Quality up and total costs down? I wrote about this recently; here is a summary. It is hard to find other than anecdotal data with individual practices or even group practices. MDVIP (which, as pointed out in a comment last week, is not a DPC practice since it still takes insurance in addition to a retainer) is a practice model that lowers the number of patients to doctor to about 500. Among the about 700 doctors there are about 215,000 patient members, enough to do some observational studies. They have found that quality measures like blood pressure control, diabetes control, immunization percentage, screening for cancer, etc. are substantially better than a comparable group of individuals not in their network. Similarly, there is a very substantial reduction in total medical care costs as a result of fewer referrals to specialists, fewer hospitalization and fewer trips to the ER. As to satisfaction, perhaps the most important marker is that few individuals leave the practice.
Similarly, Iora Health, Qliance and AbsoluteCARE, organizations that like DPC practices lower the number of patients per provider, can demonstrate better outcomes with lower total costs. Here again the cost reduction is from fewer specialist visits, fewer hospitalizations and fewer ER visits among other parameters. (And before you tell me, I know that this reduction in costs does not directly accrue to the patient. My point is only that fewer patients means better care which in turn means lower total costs.)

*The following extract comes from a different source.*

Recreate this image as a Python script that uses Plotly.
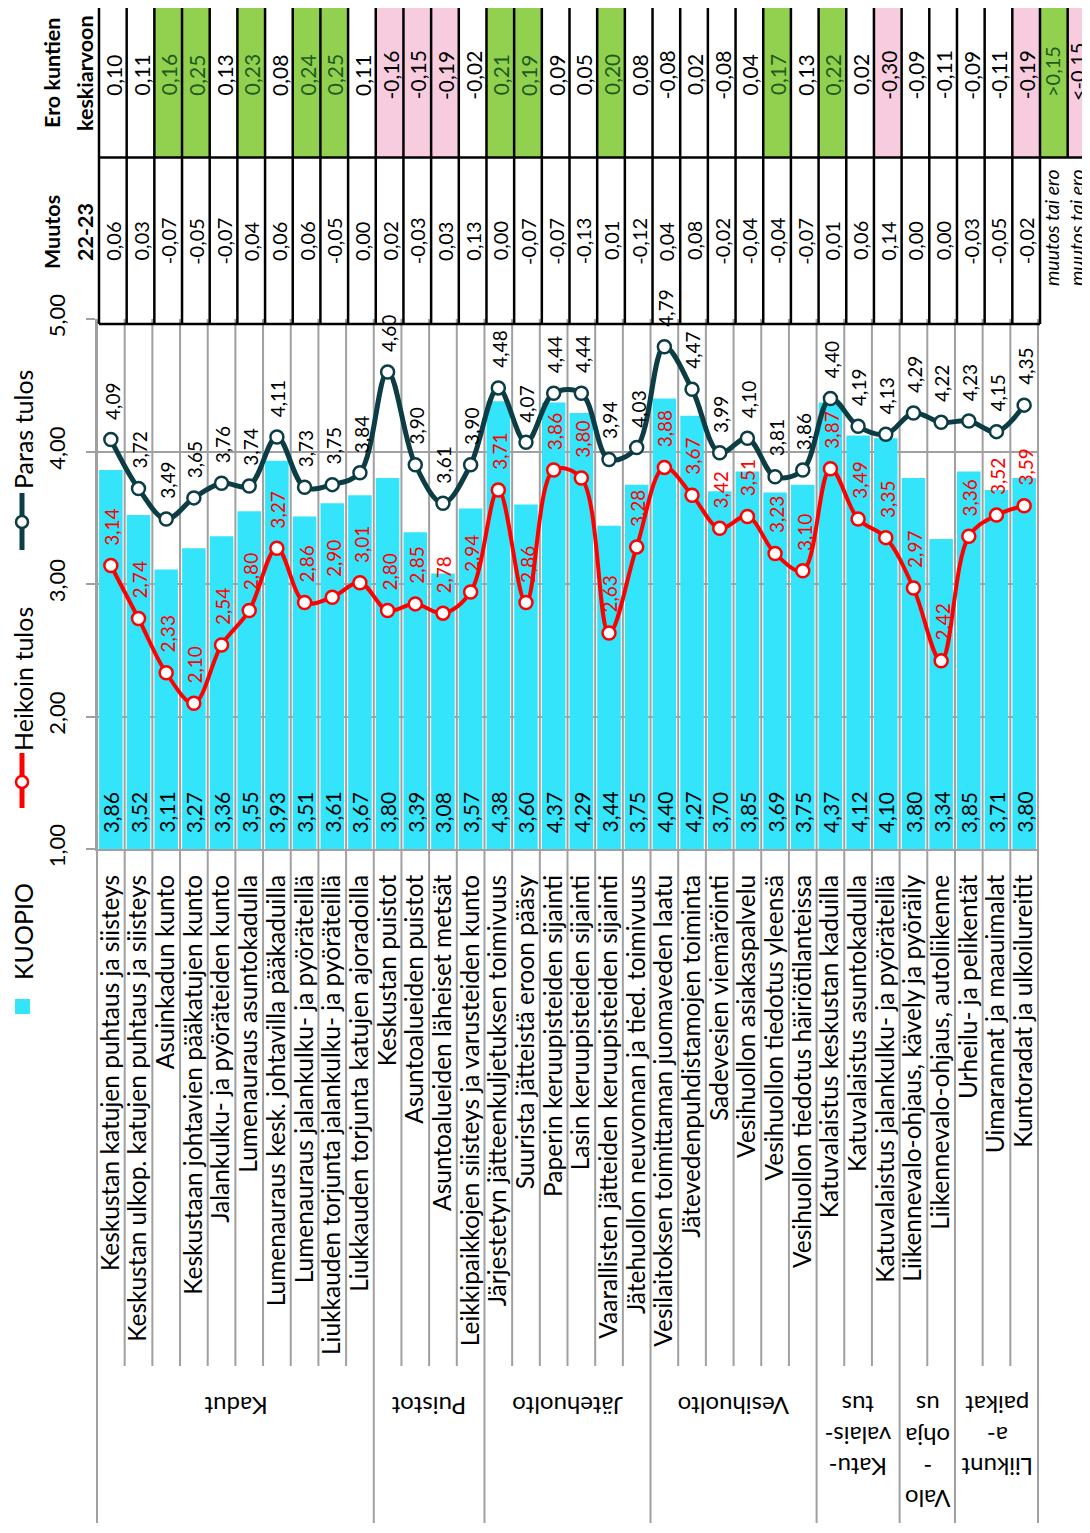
import plotly.graph_objects as go

categories = [
    "Keskustan katujen puhtaus ja siisteys",
    "Keskustan ulkop. katujen puhtaus ja siisteys",
    "Asuinkadun kunto",
    "Keskustaan johtavien pääkatujen kunto",
    "Jalankulku- ja pyöräteiden kunto",
    "Lumenauraus asuntokadulla",
    "Lumenauraus kesk. johtavilla pääkaduilla",
    "Lumenauraus jalankulku- ja pyöräteillä",
    "Liukkauden torjunta jalankulku- ja pyöräteillä",
    "Liukkauden torjunta katujen ajoradoilla",
    "Keskustan puistot",
    "Asuntoalueiden puistot",
    "Asuntoalueiden läheiset metsät",
    "Leikkipaikkojen siisteys ja varusteiden kunto",
    "Järjestetyn jätteenkuljetuksen toimivuus",
    "Suurista jätteistä eroon pääsy",
    "Paperin keruupisteiden sijainti",
    "Lasin keruupisteiden sijainti",
    "Vaarallisten jätteiden keruupisteiden sijainti",
    "Jätehuollon neuvonnan ja tied. toimivuus",
    "Vesilaitoksen toimittaman juomaveden laatu",
    "Jätevedenpuhdistamojen toiminta",
    "Sadevesien viemäröinti",
    "Vesihuollon asiakaspalvelu",
    "Vesihuollon tiedotus yleensä",
    "Vesihuollon tiedotus häiriötilanteissa",
    "Katuvalaistus keskustan kaduilla",
    "Katuvalaistus asuntokadulla",
    "Katuvalaistus jalankulku- ja pyöräteillä",
    "Liikennevalo-ohjaus, kävely ja pyöräily",
    "Liikennevalo-ohjaus, autoliikenne",
    "Urheilu- ja pelikentät",
    "Uimarannat ja maauimalat",
    "Kuntoradat ja ulkoilureitit",
]
kuopio = [3.86, 3.52, 3.11, 3.27, 3.36, 3.55, 3.93, 3.51, 3.61, 3.67,
          3.80, 3.39, 3.08, 3.57,
          4.38, 3.60, 4.37, 4.29, 3.44, 3.75,
          4.40, 4.27, 3.70, 3.85, 3.69, 3.75,
          4.37, 4.12, 4.10,
          3.80, 3.34,
          3.85, 3.71, 3.80]
heikoin = [3.14, 2.74, 2.33, 2.10, 2.54, 2.80, 3.27, 2.86, 2.90, 3.01,
           2.80, 2.85, 2.78, 2.94,
           3.71, 2.86, 3.86, 3.80, 2.63, 3.28,
           3.88, 3.67, 3.42, 3.51, 3.23, 3.10,
           3.87, 3.49, 3.35,
           2.97, 2.42,
           3.36, 3.52, 3.59]
paras = [4.09, 3.72, 3.49, 3.65, 3.76, 3.74, 4.11, 3.73, 3.75, 3.84,
         4.60, 3.90, 3.61, 3.90,
         4.48, 4.07, 4.44, 4.44, 3.94, 4.03,
         4.79, 4.47, 3.99, 4.10, 3.81, 3.86,
         4.40, 4.19, 4.13,
         4.29, 4.22,
         4.23, 4.15, 4.35]
muutos = [0.06, 0.03, -0.07, -0.05, -0.07, 0.04, 0.06, 0.06, -0.05, 0.00,
          0.02, -0.03, 0.03, 0.13,
          0.00, -0.07, -0.07, -0.13, 0.01, -0.12,
          0.04, 0.08, -0.02, -0.04, -0.04, -0.07,
          0.01, 0.06, 0.14,
          0.00, 0.00,
          -0.03, -0.05, -0.02]
ero = [0.10, 0.11, 0.16, 0.25, 0.13, 0.23, 0.08, 0.24, 0.25, 0.11,
       -0.16, -0.15, -0.19, -0.02,
       0.21, 0.19, 0.09, 0.05, 0.20, 0.08,
       -0.08, 0.02, -0.08, 0.04, 0.17, 0.13,
       0.22, 0.02, -0.30,
       -0.09, -0.11,
       -0.09, -0.11, -0.19]
group_names = ["Kadut", "Puistot", "Jätehuolto", "Vesihuolto",
               "Katu-<br>valais-<br>tus", "Valo<br>-<br>ohja<br>us", "Liikunt<br>a-<br>paikat"]
group_sizes = [10, 4, 6, 6, 3, 2, 3]
series_names = ["KUOPIO", "Heikoin tulos", "Paras tulos"]
table_headers = [("Ero kuntien", "keskiarvoon"), ("Muutos", "22-23")]
threshold_texts = [">0,15", "<-0,15"]
note_text = "muutos tai ero"

# ---- styling / geometry (screen pixel coordinates) ----
OFF = 8                      # default page margin of the html body
W, H = 1090 - OFF, 1533 - 2 * OFF
L, R, T, B = 97, 1038, 319, 849
N = len(categories)
CW = (R - L) / N
FONT = "Lato"
CYAN = "#33E4FA"
RED = "#FF0000"
TEAL = "#0C3D44"
GRID = "#A0A0A0"
GREEN = "#92D050"
PINK = "#F8CCDF"
DKGREEN = "#1D5C1D"


def fmt(v):
    return f"{v:.2f}".replace(".", ",")


def px(x):
    return (x - L) / (R - L)


def py(y):
    return (B - y) / (B - T)


fig = go.Figure()
fig.add_trace(go.Bar(x=categories, y=kuopio, marker=dict(color=CYAN, line=dict(width=0)),
                     name=series_names[0]))
fig.add_trace(go.Scatter(x=categories, y=heikoin, mode="lines+markers", name=series_names[1],
                         line=dict(color=RED, width=4, shape="spline", smoothing=1.0),
                         marker=dict(size=13, color="white", line=dict(color=RED, width=2.5))))
fig.add_trace(go.Scatter(x=categories, y=paras, mode="lines+markers", name=series_names[2],
                         line=dict(color=TEAL, width=5, shape="spline", smoothing=1.0),
                         marker=dict(size=13, color="white", line=dict(color=TEAL, width=2.5))))

shapes = []
annotations = []

# vertical separators (plot + category label area)
group_bounds = [0]
for s in group_sizes:
    group_bounds.append(group_bounds[-1] + s)
for k in range(N + 1):
    xp = k / N
    yend = 1523 if k in group_bounds else 1366
    shapes.append(dict(type="line", xref="paper", yref="paper", x0=xp, x1=xp,
                       y0=1.0, y1=py(yend), line=dict(color=GRID, width=2), layer="below"))

# group labels
gy = {1: 1407, 3: 1437, 4: 1453}
for name, start, size in zip(group_names, group_bounds[:-1], group_sizes):
    nlines = name.count("<br>") + 1
    cx = L + (start + size / 2) * CW
    annotations.append(dict(text=name, x=px(cx), y=py(gy[nlines]), xref="paper", yref="paper",
                            showarrow=False, textangle=180, xanchor="center", yanchor="middle",
                            font=dict(family=FONT, size=24, color="black")))

# bar value labels
for c, v in zip(categories, kuopio):
    annotations.append(dict(text=fmt(v), x=c, y=1, xref="x", yref="y", showarrow=False,
                            textangle=-90, yanchor="bottom", yshift=14,
                            font=dict(family=FONT, size=21, color="black")))
# line labels
for c, v in zip(categories, heikoin):
    annotations.append(dict(text=fmt(v), x=c, y=v, xref="x", yref="y", showarrow=False,
                            textangle=-90, yanchor="bottom", yshift=18, xshift=1,
                            font=dict(family=FONT, size=19, color=RED)))
for c, v in zip(categories, paras):
    annotations.append(dict(text=fmt(v), x=c, y=v, xref="x", yref="y", showarrow=False,
                            textangle=-90, yanchor="bottom", yshift=18, xshift=1,
                            font=dict(family=FONT, size=19, color="black")))

# ---- table ----
TX = 2  # table offset px
ERO_Y0, ERO_Y1, MU_Y1 = -5, 157.5, 324


def tx(k):
    return L + k * CW + TX


for k, v in enumerate(ero):
    fill = GREEN if v >= 0.15 else (PINK if v <= -0.15 else None)
    if fill:
        shapes.append(dict(type="rect", xref="paper", yref="paper", x0=px(tx(k)), x1=px(tx(k + 1)),
                           y0=py(ERO_Y0), y1=py(ERO_Y1), fillcolor=fill, line=dict(width=0),
                           layer="above"))
    tcol = DKGREEN if v >= 0.15 else "black"
    annotations.append(dict(text=fmt(v), x=px(tx(k + 0.5)), y=py(75), xref="paper", yref="paper",
                            showarrow=False, textangle=-90, xanchor="center", yanchor="middle",
                            font=dict(family=FONT, size=21, color=tcol)))
for k, v in enumerate(muutos):
    annotations.append(dict(text=fmt(v), x=px(tx(k + 0.5)), y=py(241), xref="paper", yref="paper",
                            showarrow=False, textangle=-90, xanchor="center", yanchor="middle",
                            font=dict(family=FONT, size=20, color="black")))
# threshold legend cells
legend_text_x = [1052, 1077]
for j, (txt, fill, tcol) in enumerate(zip(threshold_texts, [GREEN, PINK], [DKGREEN, "black"])):
    k = N + j
    shapes.append(dict(type="rect", xref="paper", yref="paper", x0=px(tx(k)), x1=px(tx(k + 1)),
                       y0=py(ERO_Y0), y1=py(ERO_Y1), fillcolor=fill, line=dict(width=0), layer="above"))
    annotations.append(dict(text=txt, x=px(legend_text_x[j]), y=py(72), xref="paper", yref="paper",
                            showarrow=False, textangle=-90, xanchor="center", yanchor="middle",
                            font=dict(family=FONT, size=20, color=tcol)))
    annotations.append(dict(text=f"<i>{note_text}</i>", x=px(legend_text_x[j]), y=py(228),
                            xref="paper", yref="paper", showarrow=False, textangle=-90,
                            xanchor="center", yanchor="middle",
                            font=dict(family=FONT, size=19.5, color="black")))
# table lines
for k in range(N + 1):
    shapes.append(dict(type="line", xref="paper", yref="paper", x0=px(tx(k)), x1=px(tx(k)),
                       y0=py(ERO_Y0), y1=py(MU_Y1), line=dict(color="black", width=2.5), layer="above"))
shapes.append(dict(type="line", xref="paper", yref="paper", x0=px(tx(N + 1)), x1=px(tx(N + 1)),
                   y0=py(ERO_Y0), y1=py(ERO_Y1), line=dict(color="black", width=2.5), layer="above"))
shapes.append(dict(type="line", xref="paper", yref="paper", x0=px(tx(0)), x1=px(tx(N + 2)),
                   y0=py(ERO_Y1), y1=py(ERO_Y1), line=dict(color="black", width=2.5), layer="above"))
shapes.append(dict(type="line", xref="paper", yref="paper", x0=px(tx(0)), x1=px(tx(N)),
                   y0=py(MU_Y1), y1=py(MU_Y1), line=dict(color="black", width=2.5), layer="above"))

# table headers
for (l1, l2), yc in zip(table_headers, [73, 232]):
    for txt, xc in [(l1, 52), (l2, 85)]:
        annotations.append(dict(text=f"<b>{txt}</b>", x=px(xc), y=py(yc), xref="paper", yref="paper",
                                showarrow=False, textangle=-90, xanchor="center", yanchor="middle",
                                font=dict(family=FONT, size=21.5, color="black")))

# ---- manual legend ----
LX = 22
# Paras
shapes.append(dict(type="line", xref="paper", yref="paper", x0=px(LX), x1=px(LX),
                   y0=py(493), y1=py(550), line=dict(color=TEAL, width=5)))
shapes.append(dict(type="circle", xref="paper", yref="paper", x0=px(LX - 6), x1=px(LX + 6),
                   y0=py(522 + 6), y1=py(522 - 6), fillcolor="white", line=dict(color=TEAL, width=2.5)))
annotations.append(dict(text=series_names[2], x=px(LX + 1), y=py(430), xref="paper", yref="paper",
                        showarrow=False, textangle=-90, xanchor="center", yanchor="middle",
                        font=dict(family=FONT, size=25, color="black")))
# Heikoin
shapes.append(dict(type="line", xref="paper", yref="paper", x0=px(LX), x1=px(LX),
                   y0=py(753), y1=py(808), line=dict(color=RED, width=5)))
shapes.append(dict(type="circle", xref="paper", yref="paper", x0=px(LX - 6), x1=px(LX + 6),
                   y0=py(782 + 6), y1=py(782 - 6), fillcolor="white", line=dict(color=RED, width=2.5)))
annotations.append(dict(text=series_names[1], x=px(LX + 1), y=py(679), xref="paper", yref="paper",
                        showarrow=False, textangle=-90, xanchor="center", yanchor="middle",
                        font=dict(family=FONT, size=25, color="black")))
# KUOPIO
shapes.append(dict(type="rect", xref="paper", yref="paper", x0=px(15), x1=px(30),
                   y0=py(1014), y1=py(999), fillcolor=CYAN, line=dict(width=0)))
annotations.append(dict(text=series_names[0], x=px(LX + 1), y=py(932), xref="paper", yref="paper",
                        showarrow=False, textangle=-90, xanchor="center", yanchor="middle",
                        font=dict(family=FONT, size=25, color="black")))

fig.update_layout(
    template="none",
    width=W, height=H, autosize=False,
    margin=dict(l=L - OFF, r=W - (R - OFF), t=T - OFF, b=H - (B - OFF), pad=0),
    paper_bgcolor="white", plot_bgcolor="white",
    showlegend=False, separators=", ",
    font=dict(family=FONT, color="black"),
    bargap=0.15,
    shapes=shapes, annotations=annotations,
    xaxis=dict(type="category", range=[-0.5, N - 0.5], tickangle=-90, automargin=False,
               tickmode="linear", tick0=0, dtick=1,
               tickfont=dict(family=FONT, size=24.5, color="black"), showline=True,
               linecolor=GRID, linewidth=2, ticks="", showgrid=False, zeroline=False,
               ticklabelstandoff=14),
    yaxis=dict(range=[1, 5], dtick=1, tickformat=".2f", tickangle=-90, automargin=False,
               tickfont=dict(family=FONT, size=22, color="black"), showline=True,
               linecolor=GRID, linewidth=2, ticks="outside", ticklen=9, tickcolor=GRID,
               tickwidth=2, showgrid=True, gridcolor=GRID, gridwidth=1.5, zeroline=False,
               ticklabelstandoff=12),
)

fig.write_html("out.html")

What about doctors? Is DPC for every PCP? I doubt it. When a practice is converted a lot fewer patients convert with it than might be expected — maybe 15 to 20%. Income will probably go down, at least initially. Some patients will feel the doctor is being greedy as noted above. There can be legal issues; the insurance commissioner may say it is essentially an insurance policy for primary care; a doctor is not an insurance company. Some sound advice would be important before embarking. Doctors are a cautious bunch; this is a big change. My bet is that, until patients actually start demanding more time and agreeing that this is a sensible approach, the total numbers of PCPs who convert will be limited.
Thanks again for your comments and I hope this one engenders as many.
Stephen C. Schimpff is a quasi-retired internist, professor of medicine and public policy, former CEO of the University of Maryland Medical Center, senior advisor to Sage Growth Partners and is the author of The Future of Health-Care Delivery: Why It Must Change and How It Will Affect You.